Haiku

Haiku in translation often require a fairly extensive set of notes or even scholarly apparatus in order for the reader to “get” the insight payoff that is the point of the form. For instance,  in this poem by Kikaku (1661 – 1707)

At a grass hut
I eat smartweed –
I’m that kind of firefly

the Western reader really needs the note provided by the editors of The Classic Tradition of Haiku: “Tade is smartweed, knotweed, or knotgrass. Thorny and stinging, it is spurned by insects, except for summer fireflies. Kikaku, who was a rich doctor’s spoiled son, debauched with heavy drinking and whoremongering, here likens himself to the brilliant firefly that stays up all night enjoying the bitterness and dangers of overindulgence and promiscuity. The poem refers to the proverb “some prefer nettles. . . ”

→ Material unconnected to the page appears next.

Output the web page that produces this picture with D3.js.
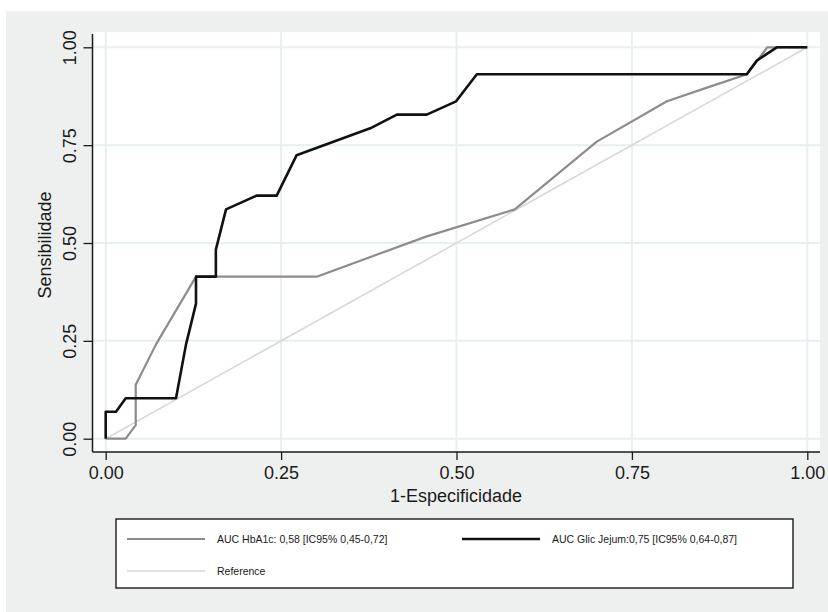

Another poem by Kikaku, though, comes across the spatial, temporal, and cultural distance without any additional information:

“It’s my snow”
I think
And the weight on my hat lightens

I’ve been thinking quite a bit about haiku lately because I’ve been writing short poems. My old teacher Donald Justice once told me he thought I was best with longer forms, but when I’m busy or preoccupied as I have been lately I resort to short poems. And what I’m looking for in a short poem is the condensed essence of the lyric or the joke — a setup and a pay off. A lot of Western haiku read like translations in need of notes, not because there is a cultural obscurity but because the poet hasn’t understood the need for the snap at the end of the whip. Sometimes this fault is excused, I think, as subtlety, but I don’t buy it. a successful haiku (or haiku-like poem) performs a delicate balancing act between closure and openness, between wit and mystery.

The Dogs Dream in Tandem

I’m sitting on the bed looking out through the bedroom window over the river as I write and the two terriers are sleeping on either side of my outstretched legs. The dream together: at almost the same instant, both Jett and Candy begin twitching their ears and moving their paws, emitting little subvocalized yelps. I’ve also noticed that at times when one is sleeping and the other awake, the waking dog pays no attention to the other’s dream barks, which would not be the case if both were awake — when they pay close attention to each other and will often set each other off barking if one hears something outside.

Attacking the Rationalists

In the winter of 1906-1907, William James delivered a series of lectures at the Lowell Institute in Boston on the subject of pragmatism. They were, in many ways, the culmination of a lifetime of work (James would die only two years later) and they also have the virtue of what can only be called voice — one hears William James speaking in these lectures in the most direct way. James writes in his preface that the lectures are “printed as delivered, without development or notes,” making these deeply personal essays into the central theme of James’ battle against the Absolute in philosophy and religion, against Plato and Hegel. In the second lecture, “What Pragmatism Means,” James says:

What do believers in the Absolute mean by saying their belief affords them comfort? They mean that since in the Absolute finite evil is overruled already, we may, therefore, whenever we wish, threat the temporal as if it were potentially the eternal, be sure that we can trust its outcome, and, without sin, dismiss our fear and drop the worry of our finite responsibility. In short, they mean that we have a right ever and anon to take a moral holiday, to let the world wag its own way, feeling that its issues are in better hands than ours and are none of our business.

I find this bracing, even exhilarating. James was never one to let himself off the hook and in this passage he refuses to let us off the hook either. The emphasis on responsibility is characteristic of James’ philosophy and connects in my thinking to Camus and the mid-twentieth-century existentialist philosophers whom James prefigures in many ways. Existence not essence, in James, is experience not essence. I’ve recently been reading Buddhist texts and commentaries and James fits in there as well, but that’s a big subject and I just wanted to make a note of the above paragraph because James has become absolutely central to my view of the world (and my poetics) over the last few months.

Toi Theo Dao Phat Giao

Not a conversion experience, really. More like waking up one morning with the realization that I had become a Buddhist. William James said of religion that it is the “fruits not the roots” that are significant markers of belief and if that’s true, then I can say I practice Buddhism at least as much as most American Christians practice their religion. I have a shrine in my house to the historical Buddha and to Quan Am, the goddess of mercy. I meditate most days. I have been reading Buddhist texts and listening to Buddhist teachers on CDs. So, as the Vietnamese put it, Toi teo dao Phat Giao. I am a Buddhist.